Material:
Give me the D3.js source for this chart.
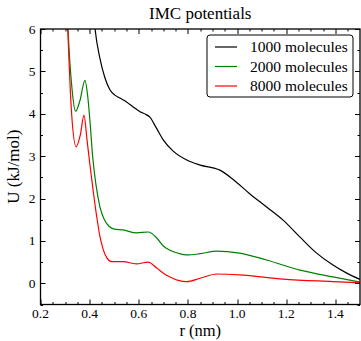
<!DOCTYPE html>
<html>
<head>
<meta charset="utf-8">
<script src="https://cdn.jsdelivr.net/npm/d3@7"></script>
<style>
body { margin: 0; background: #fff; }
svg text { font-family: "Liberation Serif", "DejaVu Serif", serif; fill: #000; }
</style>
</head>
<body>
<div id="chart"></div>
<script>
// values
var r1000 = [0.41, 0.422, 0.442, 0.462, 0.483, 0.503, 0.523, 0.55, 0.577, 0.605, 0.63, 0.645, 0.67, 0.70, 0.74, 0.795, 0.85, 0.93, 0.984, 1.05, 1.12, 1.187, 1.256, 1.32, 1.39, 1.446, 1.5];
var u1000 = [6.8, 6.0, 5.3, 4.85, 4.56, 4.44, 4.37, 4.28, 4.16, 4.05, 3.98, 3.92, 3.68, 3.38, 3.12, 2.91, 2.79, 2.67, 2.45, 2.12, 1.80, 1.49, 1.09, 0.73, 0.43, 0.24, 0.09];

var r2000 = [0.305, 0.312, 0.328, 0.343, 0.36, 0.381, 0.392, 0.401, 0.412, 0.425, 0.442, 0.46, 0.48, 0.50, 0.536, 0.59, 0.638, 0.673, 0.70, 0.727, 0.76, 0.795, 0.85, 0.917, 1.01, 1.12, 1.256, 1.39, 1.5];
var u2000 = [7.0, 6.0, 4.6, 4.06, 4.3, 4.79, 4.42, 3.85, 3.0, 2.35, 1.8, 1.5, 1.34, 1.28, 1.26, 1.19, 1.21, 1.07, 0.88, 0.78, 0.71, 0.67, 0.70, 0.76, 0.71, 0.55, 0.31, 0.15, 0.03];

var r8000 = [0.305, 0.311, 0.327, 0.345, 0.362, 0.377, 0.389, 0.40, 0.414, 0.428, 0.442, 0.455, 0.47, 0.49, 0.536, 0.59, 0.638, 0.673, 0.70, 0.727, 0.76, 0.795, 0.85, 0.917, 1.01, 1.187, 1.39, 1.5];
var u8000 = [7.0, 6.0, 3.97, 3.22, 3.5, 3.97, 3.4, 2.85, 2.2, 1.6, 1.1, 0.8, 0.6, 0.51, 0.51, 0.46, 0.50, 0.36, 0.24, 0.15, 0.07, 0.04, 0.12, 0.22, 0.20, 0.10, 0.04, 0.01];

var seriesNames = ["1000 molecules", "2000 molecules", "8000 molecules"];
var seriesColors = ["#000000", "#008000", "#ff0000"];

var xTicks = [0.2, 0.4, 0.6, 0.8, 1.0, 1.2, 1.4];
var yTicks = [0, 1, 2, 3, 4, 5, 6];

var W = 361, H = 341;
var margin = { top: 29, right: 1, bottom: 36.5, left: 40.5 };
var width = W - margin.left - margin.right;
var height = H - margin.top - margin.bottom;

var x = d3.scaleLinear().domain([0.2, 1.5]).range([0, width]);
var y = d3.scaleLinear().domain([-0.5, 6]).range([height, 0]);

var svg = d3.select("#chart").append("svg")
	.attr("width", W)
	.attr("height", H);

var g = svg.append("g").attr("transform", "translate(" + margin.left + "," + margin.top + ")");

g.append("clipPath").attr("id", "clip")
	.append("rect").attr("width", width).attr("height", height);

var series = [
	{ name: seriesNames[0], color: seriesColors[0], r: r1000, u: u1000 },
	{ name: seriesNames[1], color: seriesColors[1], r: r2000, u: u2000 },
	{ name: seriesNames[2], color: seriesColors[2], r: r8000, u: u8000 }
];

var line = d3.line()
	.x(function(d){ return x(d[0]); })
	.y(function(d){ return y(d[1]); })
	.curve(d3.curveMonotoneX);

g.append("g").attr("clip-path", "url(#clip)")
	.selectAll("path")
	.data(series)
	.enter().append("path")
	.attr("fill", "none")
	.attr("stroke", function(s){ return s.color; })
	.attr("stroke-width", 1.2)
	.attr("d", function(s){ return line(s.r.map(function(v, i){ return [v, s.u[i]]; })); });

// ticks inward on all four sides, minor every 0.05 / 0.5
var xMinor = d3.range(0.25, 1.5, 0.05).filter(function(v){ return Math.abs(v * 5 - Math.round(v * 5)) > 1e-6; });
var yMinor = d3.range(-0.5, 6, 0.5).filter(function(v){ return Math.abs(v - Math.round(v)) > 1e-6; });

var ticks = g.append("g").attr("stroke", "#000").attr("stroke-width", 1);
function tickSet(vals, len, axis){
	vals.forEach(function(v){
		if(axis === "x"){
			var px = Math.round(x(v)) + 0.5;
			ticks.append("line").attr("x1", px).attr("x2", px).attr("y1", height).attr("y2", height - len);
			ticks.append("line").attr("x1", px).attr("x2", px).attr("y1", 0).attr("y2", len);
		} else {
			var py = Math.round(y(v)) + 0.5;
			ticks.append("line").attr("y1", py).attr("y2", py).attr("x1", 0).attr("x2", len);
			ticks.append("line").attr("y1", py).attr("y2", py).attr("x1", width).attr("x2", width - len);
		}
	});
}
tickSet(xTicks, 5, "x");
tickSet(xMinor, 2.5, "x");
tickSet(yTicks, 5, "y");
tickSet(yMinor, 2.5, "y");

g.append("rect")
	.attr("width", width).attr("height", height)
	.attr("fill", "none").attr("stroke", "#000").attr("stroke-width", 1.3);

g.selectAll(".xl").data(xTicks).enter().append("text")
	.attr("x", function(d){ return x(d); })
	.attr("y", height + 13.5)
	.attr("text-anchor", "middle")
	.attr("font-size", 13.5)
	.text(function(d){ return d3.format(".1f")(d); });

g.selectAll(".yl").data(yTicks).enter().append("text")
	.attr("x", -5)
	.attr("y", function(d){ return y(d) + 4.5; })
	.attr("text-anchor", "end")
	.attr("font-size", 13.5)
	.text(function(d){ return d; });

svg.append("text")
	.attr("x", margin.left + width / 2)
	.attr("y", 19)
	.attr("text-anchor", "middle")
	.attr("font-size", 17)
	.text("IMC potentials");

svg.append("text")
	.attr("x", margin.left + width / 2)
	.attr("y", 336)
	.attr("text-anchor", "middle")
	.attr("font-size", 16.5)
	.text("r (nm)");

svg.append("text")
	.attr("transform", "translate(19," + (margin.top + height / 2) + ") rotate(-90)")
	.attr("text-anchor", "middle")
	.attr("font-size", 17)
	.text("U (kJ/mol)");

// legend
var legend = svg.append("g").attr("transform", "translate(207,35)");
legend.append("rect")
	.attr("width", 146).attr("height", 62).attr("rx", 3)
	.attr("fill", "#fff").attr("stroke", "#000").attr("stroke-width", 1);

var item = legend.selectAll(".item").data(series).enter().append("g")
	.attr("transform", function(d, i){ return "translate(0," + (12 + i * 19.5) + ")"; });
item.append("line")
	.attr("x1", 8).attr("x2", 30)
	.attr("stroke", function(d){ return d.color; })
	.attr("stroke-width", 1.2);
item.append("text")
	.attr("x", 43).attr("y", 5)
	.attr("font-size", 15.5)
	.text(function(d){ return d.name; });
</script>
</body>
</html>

Problem requirements:
Quote the preceding listing precisely and completely, omitting its images.

Result:
Give me the D3.js source for this chart.
<!DOCTYPE html>
<html>
<head>
<meta charset="utf-8">
<script src="https://cdn.jsdelivr.net/npm/d3@7"></script>
<style>
body { margin: 0; background: #fff; }
svg text { font-family: "Liberation Serif", "DejaVu Serif", serif; fill: #000; }
</style>
</head>
<body>
<div id="chart"></div>
<script>
// values
var r1000 = [0.41, 0.422, 0.442, 0.462, 0.483, 0.503, 0.523, 0.55, 0.577, 0.605, 0.63, 0.645, 0.67, 0.70, 0.74, 0.795, 0.85, 0.93, 0.984, 1.05, 1.12, 1.187, 1.256, 1.32, 1.39, 1.446, 1.5];
var u1000 = [6.8, 6.0, 5.3, 4.85, 4.56, 4.44, 4.37, 4.28, 4.16, 4.05, 3.98, 3.92, 3.68, 3.38, 3.12, 2.91, 2.79, 2.67, 2.45, 2.12, 1.80, 1.49, 1.09, 0.73, 0.43, 0.24, 0.09];

var r2000 = [0.305, 0.312, 0.328, 0.343, 0.36, 0.381, 0.392, 0.401, 0.412, 0.425, 0.442, 0.46, 0.48, 0.50, 0.536, 0.59, 0.638, 0.673, 0.70, 0.727, 0.76, 0.795, 0.85, 0.917, 1.01, 1.12, 1.256, 1.39, 1.5];
var u2000 = [7.0, 6.0, 4.6, 4.06, 4.3, 4.79, 4.42, 3.85, 3.0, 2.35, 1.8, 1.5, 1.34, 1.28, 1.26, 1.19, 1.21, 1.07, 0.88, 0.78, 0.71, 0.67, 0.70, 0.76, 0.71, 0.55, 0.31, 0.15, 0.03];

var r8000 = [0.305, 0.311, 0.327, 0.345, 0.362, 0.377, 0.389, 0.40, 0.414, 0.428, 0.442, 0.455, 0.47, 0.49, 0.536, 0.59, 0.638, 0.673, 0.70, 0.727, 0.76, 0.795, 0.85, 0.917, 1.01, 1.187, 1.39, 1.5];
var u8000 = [7.0, 6.0, 3.97, 3.22, 3.5, 3.97, 3.4, 2.85, 2.2, 1.6, 1.1, 0.8, 0.6, 0.51, 0.51, 0.46, 0.50, 0.36, 0.24, 0.15, 0.07, 0.04, 0.12, 0.22, 0.20, 0.10, 0.04, 0.01];

var seriesNames = ["1000 molecules", "2000 molecules", "8000 molecules"];
var seriesColors = ["#000000", "#008000", "#ff0000"];

var xTicks = [0.2, 0.4, 0.6, 0.8, 1.0, 1.2, 1.4];
var yTicks = [0, 1, 2, 3, 4, 5, 6];

var W = 361, H = 341;
var margin = { top: 29, right: 1, bottom: 36.5, left: 40.5 };
var width = W - margin.left - margin.right;
var height = H - margin.top - margin.bottom;

var x = d3.scaleLinear().domain([0.2, 1.5]).range([0, width]);
var y = d3.scaleLinear().domain([-0.5, 6]).range([height, 0]);

var svg = d3.select("#chart").append("svg")
	.attr("width", W)
	.attr("height", H);

var g = svg.append("g").attr("transform", "translate(" + margin.left + "," + margin.top + ")");

g.append("clipPath").attr("id", "clip")
	.append("rect").attr("width", width).attr("height", height);

var series = [
	{ name: seriesNames[0], color: seriesColors[0], r: r1000, u: u1000 },
	{ name: seriesNames[1], color: seriesColors[1], r: r2000, u: u2000 },
	{ name: seriesNames[2], color: seriesColors[2], r: r8000, u: u8000 }
];

var line = d3.line()
	.x(function(d){ return x(d[0]); })
	.y(function(d){ return y(d[1]); })
	.curve(d3.curveMonotoneX);

g.append("g").attr("clip-path", "url(#clip)")
	.selectAll("path")
	.data(series)
	.enter().append("path")
	.attr("fill", "none")
	.attr("stroke", function(s){ return s.color; })
	.attr("stroke-width", 1.2)
	.attr("d", function(s){ return line(s.r.map(function(v, i){ return [v, s.u[i]]; })); });

// ticks inward on all four sides, minor every 0.05 / 0.5
var xMinor = d3.range(0.25, 1.5, 0.05).filter(function(v){ return Math.abs(v * 5 - Math.round(v * 5)) > 1e-6; });
var yMinor = d3.range(-0.5, 6, 0.5).filter(function(v){ return Math.abs(v - Math.round(v)) > 1e-6; });

var ticks = g.append("g").attr("stroke", "#000").attr("stroke-width", 1);
function tickSet(vals, len, axis){
	vals.forEach(function(v){
		if(axis === "x"){
			var px = Math.round(x(v)) + 0.5;
			ticks.append("line").attr("x1", px).attr("x2", px).attr("y1", height).attr("y2", height - len);
			ticks.append("line").attr("x1", px).attr("x2", px).attr("y1", 0).attr("y2", len);
		} else {
			var py = Math.round(y(v)) + 0.5;
			ticks.append("line").attr("y1", py).attr("y2", py).attr("x1", 0).attr("x2", len);
			ticks.append("line").attr("y1", py).attr("y2", py).attr("x1", width).attr("x2", width - len);
		}
	});
}
tickSet(xTicks, 5, "x");
tickSet(xMinor, 2.5, "x");
tickSet(yTicks, 5, "y");
tickSet(yMinor, 2.5, "y");

g.append("rect")
	.attr("width", width).attr("height", height)
	.attr("fill", "none").attr("stroke", "#000").attr("stroke-width", 1.3);

g.selectAll(".xl").data(xTicks).enter().append("text")
	.attr("x", function(d){ return x(d); })
	.attr("y", height + 13.5)
	.attr("text-anchor", "middle")
	.attr("font-size", 13.5)
	.text(function(d){ return d3.format(".1f")(d); });

g.selectAll(".yl").data(yTicks).enter().append("text")
	.attr("x", -5)
	.attr("y", function(d){ return y(d) + 4.5; })
	.attr("text-anchor", "end")
	.attr("font-size", 13.5)
	.text(function(d){ return d; });

svg.append("text")
	.attr("x", margin.left + width / 2)
	.attr("y", 19)
	.attr("text-anchor", "middle")
	.attr("font-size", 17)
	.text("IMC potentials");

svg.append("text")
	.attr("x", margin.left + width / 2)
	.attr("y", 336)
	.attr("text-anchor", "middle")
	.attr("font-size", 16.5)
	.text("r (nm)");

svg.append("text")
	.attr("transform", "translate(19," + (margin.top + height / 2) + ") rotate(-90)")
	.attr("text-anchor", "middle")
	.attr("font-size", 17)
	.text("U (kJ/mol)");

// legend
var legend = svg.append("g").attr("transform", "translate(207,35)");
legend.append("rect")
	.attr("width", 146).attr("height", 62).attr("rx", 3)
	.attr("fill", "#fff").attr("stroke", "#000").attr("stroke-width", 1);

var item = legend.selectAll(".item").data(series).enter().append("g")
	.attr("transform", function(d, i){ return "translate(0," + (12 + i * 19.5) + ")"; });
item.append("line")
	.attr("x1", 8).attr("x2", 30)
	.attr("stroke", function(d){ return d.color; })
	.attr("stroke-width", 1.2);
item.append("text")
	.attr("x", 43).attr("y", 5)
	.attr("font-size", 15.5)
	.text(function(d){ return d.name; });
</script>
</body>
</html>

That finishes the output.